Neither is most 9mm when it comes out of a subcompact.

Both are compromises for SD. I like the idea of the semi-auto holding 10+ rounds and another 10 with a quick mag change when faced with the possibility of multiple attackers (which seems to be common in my area). I carry a J frame probably more often than any of my other options during the Summer, though. I think I'd probably feel better having two on me.

mooner
February 18, 2013, 01:35 PM
I have both and wouldn't give up either. As mentioned, pocket carry is where the J frame is strong. The M&P is easier to shoot and holds more rounds, but I think the J frame is easier to carry and gets carried more often. Besides, snubby revolvers are cool.

ASCTLC
February 18, 2013, 06:10 PM
A revolver IWB can be as comfortable, if not more comfortable, than an autoloader IWB if you have a good holster and not just one of those dime-a-dozen cheapie holsters. The shape of the revolver makes a difference for the reason Skribs points out.

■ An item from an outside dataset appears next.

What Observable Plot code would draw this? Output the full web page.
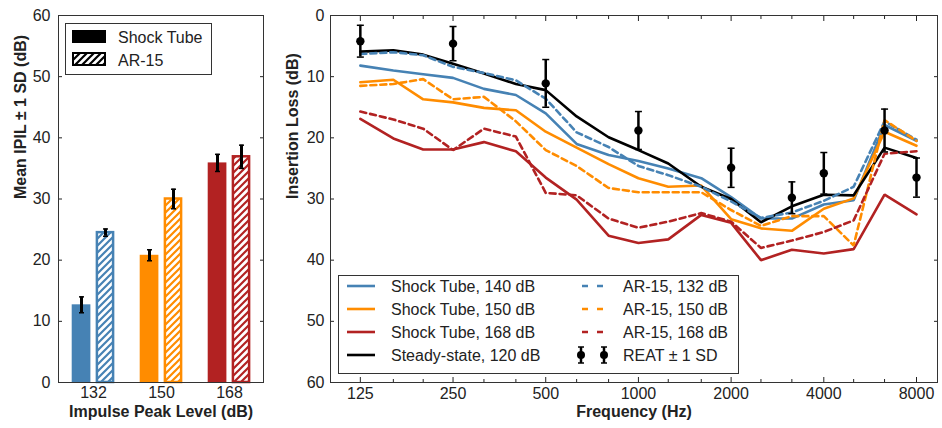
<!DOCTYPE html>
<html><head><meta charset="utf-8">
<script src="https://cdn.jsdelivr.net/npm/d3@7"></script>
<script src="https://cdn.jsdelivr.net/npm/@observablehq/plot@0.6"></script>
<style>
body{margin:0;background:#fff;}
#wrap{display:flex;width:942px;height:428px;overflow:hidden;}
#wrap svg{display:block;flex:none;}
</style></head><body><div id="wrap"></div>
<script>
// ---------- Left panel data ----------
const levels = ["132", "150", "168"];
const shockMean = [12.7, 20.8, 35.9];
const shockSD = [1.3, 0.9, 1.4];
const arMean = [24.5, 30.0, 36.9];
const arSD = [0.6, 1.6, 1.9];
const barTicks = [0, 10, 20, 30, 40, 50, 60];

// ---------- Right panel data ----------
const freqs = [125, 160, 200, 250, 315, 400, 500, 630, 800, 1000, 1250, 1600, 2000, 2500, 3150, 4000, 5000, 6300, 8000];
const shock140 = [8.2, 9.0, 9.6, 10.2, 12.0, 13.0, 16.0, 21.0, 22.8, 23.8, 25.0, 26.6, 29.7, 33.2, 33.2, 30.9, 30.2, 17.9, 20.5];
const shock150 = [10.9, 10.5, 13.7, 14.2, 15.1, 15.5, 19.0, 21.6, 24.3, 26.6, 28.0, 27.8, 33.3, 34.8, 35.2, 31.6, 29.9, 19.0, 21.3];
const shock168 = [16.9, 20.1, 21.9, 21.9, 20.7, 22.2, 26.5, 30.1, 36.0, 37.2, 36.6, 32.6, 33.9, 40.0, 38.3, 38.9, 38.2, 29.3, 32.5];
const steady120 = [5.9, 5.7, 6.4, 7.9, 9.5, 11.2, 12.2, 16.5, 19.9, 22.0, 24.2, 28.0, 30.0, 33.8, 31.2, 29.3, 29.4, 21.6, 23.3];
const ar132 = [6.3, 6.0, 6.5, 8.4, 9.4, 10.6, 13.6, 19.1, 21.5, 24.6, 26.1, 28.0, 30.4, 33.1, 32.2, 30.3, 28.0, 17.3, 20.3];
const ar150 = [11.5, 11.2, 10.4, 13.7, 13.3, 17.3, 22.0, 24.6, 28.2, 28.9, 28.9, 28.9, 31.8, 34.4, 32.8, 32.8, 37.6, 17.1, 20.5];
const ar168 = [15.7, 17.0, 18.5, 22.0, 18.5, 19.8, 29.0, 29.4, 33.2, 34.7, 33.7, 32.3, 33.7, 38.0, 36.8, 35.4, 33.5, 22.6, 22.2];
const reatFreqs = [125, 250, 500, 1000, 2000, 3150, 4000, 6300, 8000];
const reatMean = [4.2, 4.6, 11.1, 18.8, 24.9, 29.8, 25.8, 18.8, 26.5];
const reatSD = [2.6, 2.8, 3.9, 3.1, 3.2, 2.6, 3.4, 3.5, 3.2];
const freqMajor = [125, 250, 500, 1000, 2000, 4000, 8000];
const freqMinor = [160, 200, 315, 400, 630, 800, 1250, 1600, 2500, 3150, 5000, 6300];
const lossTicks = [0, 10, 20, 30, 40, 50, 60];

// ---------- styling ----------
const FONT = '"Liberation Sans", Arial, Helvetica, sans-serif';
const FS = 16;
const BLUE = "#4682b4", ORANGE = "#ff8c00", RED = "#b22222", BLACK = "#000";
const levelColor = {"132": BLUE, "150": ORANGE, "168": RED};
const H = 428;
const baseStyle = {fontFamily: FONT, fontSize: FS + "px", color: "#222", background: "white", overflow: "visible"};
const hcap = {draw(ctx, size) { const w = Math.sqrt(size / Math.PI); ctx.moveTo(-w, 0); ctx.lineTo(w, 0); }};

// ---------- Left panel ----------
const shockRows = levels.map((g, i) => ({g, v: shockMean[i], lo: shockMean[i] - shockSD[i], hi: shockMean[i] + shockSD[i]}));
const arRows = levels.map((g, i) => ({g, v: arMean[i], lo: arMean[i] - arSD[i], hi: arMean[i] + arSD[i]}));

const left = Plot.plot({
  width: 280, height: H,
  marginLeft: 58, marginRight: 17, marginTop: 15, marginBottom: 46,
  style: baseStyle,
  x: {type: "band", domain: levels, padding: 0, label: null},
  y: {domain: [0, 60], label: null},
  color: {type: "identity"},
  marks: [
    Plot.barY(shockRows, {x: "g", y: "v", fill: d => levelColor[d.g], insetLeft: 12.7, insetRight: 36.6}),
    Plot.barY(arRows, {x: "g", y: "v", fill: d => `url(#hatch${d.g})`, stroke: d => levelColor[d.g], strokeWidth: 2.5, insetLeft: 37.9, insetRight: 13.9}),
    Plot.ruleX(shockRows, {x: "g", y1: "lo", y2: "hi", dx: -12, stroke: BLACK, strokeWidth: 3}),
    Plot.ruleX(arRows, {x: "g", y1: "lo", y2: "hi", dx: 12, stroke: BLACK, strokeWidth: 3}),
    Plot.dot(shockRows, {x: "g", y: "lo", dx: -12, symbol: hcap, r: 2.5, fill: "none", stroke: BLACK, strokeWidth: 1.5}),
    Plot.dot(shockRows, {x: "g", y: "hi", dx: -12, symbol: hcap, r: 2.5, fill: "none", stroke: BLACK, strokeWidth: 1.5}),
    Plot.dot(arRows, {x: "g", y: "lo", dx: 12, symbol: hcap, r: 2.5, fill: "none", stroke: BLACK, strokeWidth: 1.5}),
    Plot.dot(arRows, {x: "g", y: "hi", dx: 12, symbol: hcap, r: 2.5, fill: "none", stroke: BLACK, strokeWidth: 1.5}),
    Plot.axisY({ticks: barTicks, tickSize: 0, tickPadding: 8, tickFormat: d => String(d), label: null}),
    Plot.axisY({ticks: barTicks, tickSize: -4, tickFormat: () => "", label: null}),
    Plot.axisY({anchor: "right", ticks: barTicks, tickSize: -4, tickFormat: () => "", label: null}),
    Plot.axisX({tickSize: 0, tickPadding: 4, label: null}),
    Plot.frame({stroke: "#333"}),
    Plot.text(["Mean IPIL \u00b1 1 SD (dB)"], {text: d => d, frameAnchor: "left", rotate: -90, dx: -38, fontWeight: "bold", fontSize: FS, fill: "#222"}),
    Plot.text(["Impulse Peak Level (dB)"], {text: d => d, frameAnchor: "bottom", dy: 29, lineAnchor: "middle", fontWeight: "bold", fontSize: FS, fill: "#222"})
  ]
});

function addHatch(svg, id, color) {
  let defs = d3.select(svg).select("defs.hatches");
  if (defs.empty()) defs = d3.select(svg).insert("defs", ":first-child").attr("class", "hatches");
  const p = defs.append("pattern").attr("id", id).attr("patternUnits", "userSpaceOnUse").attr("width", 7).attr("height", 7);
  p.append("rect").attr("width", 7).attr("height", 7).attr("fill", "white");
  p.append("path").attr("d", "M-1,1 l2,-2 M0,7 l7,-7 M6,8 l2,-2").attr("stroke", color).attr("stroke-width", 2.2);
}
levels.forEach(g => addHatch(left, "hatch" + g, levelColor[g]));
addHatch(left, "hatchBlack", BLACK);

// left legend
{
  const g = d3.select(left).append("g").attr("font-family", FONT).attr("font-size", FS).attr("fill", "#222").attr("text-anchor", "start");
  g.append("rect").attr("x", 65.5).attr("y", 23.5).attr("width", 146).attr("height", 51).attr("fill", "white").attr("stroke", "#333");
  g.append("rect").attr("x", 72).attr("y", 30).attr("width", 34).attr("height", 13).attr("fill", BLACK);
  g.append("rect").attr("x", 73).attr("y", 53).attr("width", 32).attr("height", 12).attr("fill", "url(#hatchBlack)").attr("stroke", BLACK).attr("stroke-width", 2);
  g.append("text").attr("x", 118).attr("y", 37).attr("dy", "0.35em").text("Shock Tube");
  g.append("text").attr("x", 118).attr("y", 60).attr("dy", "0.35em").text("AR-15");
}

// ---------- Right panel ----------
function rows(vals, name) { return freqs.map((f, i) => ({f, v: vals[i], name})); }
const series = [
  {name: "Shock Tube, 140 dB", vals: shock140, color: BLUE, dash: null},
  {name: "Shock Tube, 150 dB", vals: shock150, color: ORANGE, dash: null},
  {name: "Shock Tube, 168 dB", vals: shock168, color: RED, dash: null},
  {name: "Steady-state, 120 dB", vals: steady120, color: BLACK, dash: null},
  {name: "AR-15, 132 dB", vals: ar132, color: BLUE, dash: "6,4"},
  {name: "AR-15, 150 dB", vals: ar150, color: ORANGE, dash: "6,4"},
  {name: "AR-15, 168 dB", vals: ar168, color: RED, dash: "6,4"}
];
const reat = reatFreqs.map((f, i) => ({f, v: reatMean[i], lo: reatMean[i] - reatSD[i], hi: reatMean[i] + reatSD[i]}));

const right = Plot.plot({
  width: 662, height: H,
  marginLeft: 50, marginRight: 5, marginTop: 15, marginBottom: 46,
  style: baseStyle,
  x: {type: "log", domain: [100, 9360], label: null},
  y: {domain: [0, 60], reverse: true, label: null},
  marks: [
    ...series.map(s => Plot.line(rows(s.vals, s.name), {x: "f", y: "v", stroke: s.color, strokeWidth: 2.6, strokeDasharray: s.dash, strokeLinejoin: "miter"})),
    Plot.ruleX(reat, {x: "f", y1: "lo", y2: "hi", stroke: BLACK, strokeWidth: 2.5}),
    Plot.dot(reat, {x: "f", y: "lo", symbol: hcap, r: 3.5, fill: "none", stroke: BLACK, strokeWidth: 1.5}),
    Plot.dot(reat, {x: "f", y: "hi", symbol: hcap, r: 3.5, fill: "none", stroke: BLACK, strokeWidth: 1.5}),
    Plot.dot(reat, {x: "f", y: "v", r: 4.2, fill: BLACK}),
    Plot.axisY({ticks: lossTicks, tickSize: 0, tickPadding: 6, tickFormat: d => String(d), label: null}),
    Plot.axisY({ticks: lossTicks, tickSize: -4, tickFormat: () => "", label: null}),
    Plot.axisY({anchor: "right", ticks: lossTicks, tickSize: -4, tickFormat: () => "", label: null}),
    Plot.text(freqMajor, {x: d => d, text: d => String(d), frameAnchor: "bottom", dy: 11, lineAnchor: "middle", fill: "#222", fontSize: FS}),
    Plot.axisX({ticks: freqMajor, tickSize: -5, tickFormat: () => "", label: null}),
    Plot.axisX({anchor: "top", ticks: freqMajor, tickSize: -5, tickFormat: () => "", label: null}),
    Plot.axisX({ticks: freqMinor, tickSize: -3, tickFormat: () => "", label: null}),
    Plot.axisX({anchor: "top", ticks: freqMinor, tickSize: -3, tickFormat: () => "", label: null}),
    Plot.frame({stroke: "#333"}),
    Plot.text(["Insertion Loss (dB)"], {text: d => d, frameAnchor: "left", rotate: -90, dx: -38, fontWeight: "bold", fontSize: FS, fill: "#222"}),
    Plot.text(["Frequency (Hz)"], {text: d => d, frameAnchor: "bottom", dy: 29, lineAnchor: "middle", fontWeight: "bold", fontSize: FS, fill: "#222"})
  ]
});

// right legend (positions relative to right svg; it starts at x=280)
{
  const g = d3.select(right).append("g").attr("font-family", FONT).attr("font-size", FS).attr("fill", "#222").attr("text-anchor", "start");
  g.append("rect").attr("x", 58.5).attr("y", 275.5).attr("width", 400).attr("height", 98).attr("fill", "white").attr("stroke", "#333");
  const rowsY = [286, 309, 332, 355];
  series.forEach((s, i) => {
    const col = i < 4 ? 0 : 1;
    const row = i < 4 ? i : i - 4;
    const y = rowsY[row];
    if (col === 0) {
      g.append("line").attr("x1", 67).attr("x2", 95).attr("y1", y).attr("y2", y).attr("stroke", s.color).attr("stroke-width", 2.6);
      g.append("text").attr("x", 111).attr("y", y).attr("dy", "0.35em").text(s.name);
    } else {
      g.append("line").attr("x1", 302).attr("x2", 323).attr("y1", y).attr("y2", y).attr("stroke", s.color).attr("stroke-width", 2.6).attr("stroke-dasharray", "6,9");
      g.append("text").attr("x", 343).attr("y", y).attr("dy", "0.35em").text(s.name);
    }
  });
  const y = rowsY[3];
  [301, 324].forEach(x => {
    g.append("line").attr("x1", x).attr("x2", x).attr("y1", y - 8).attr("y2", y + 8).attr("stroke", BLACK).attr("stroke-width", 2.5);
    g.append("line").attr("x1", x - 3).attr("x2", x + 3).attr("y1", y - 8).attr("y2", y - 8).attr("stroke", BLACK).attr("stroke-width", 1.5);
    g.append("line").attr("x1", x - 3).attr("x2", x + 3).attr("y1", y + 8).attr("y2", y + 8).attr("stroke", BLACK).attr("stroke-width", 1.5);
    g.append("circle").attr("cx", x).attr("cy", y).attr("r", 4).attr("fill", BLACK);
  });
  g.append("text").attr("x", 343).attr("y", y).attr("dy", "0.35em").text("REAT \u00b1 1 SD");
}

document.getElementById("wrap").append(left, right);
</script></body></html>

I carry an old Rossi 971 2 1/2" .357 mag IWB and it is much more comfortable than my Block 19. That old Rossi is significantly larger than my J frame 642 being my Rossi is a K frame clone.

Heck I even carry a 4" 686 IWB just fine. The barrel length is at the max limit but the cylinder diameter is not any more issue than the K frame cylinder diameter.

A J frame to me is just too small to even try to make an IWB for. It fits in pockets but not all pockets. I wear blue jeans 95% of the time and there's no way I'm getting a J frame in those pockets without discomfort or the grip sticking out. Dockers and dress pants tend to hold the J frame fine for me.

Having said all that, I'm only pointing out relative comfort. The G19 is comfortable for me and I wear it when I'm all day in and out of Mastercraft suspension seats when four wheeling. I still daily my G19 but that's a round count decision, not a comfort decision. If I need more comfort or easier to conceal, the 971 definitely meets that requirement.

The issue for a decent size revolver IWB is finding a company that will build one. Seems to be too much bias against the revolver cylinder simply due to width without consideration for all the other dimensions that also count.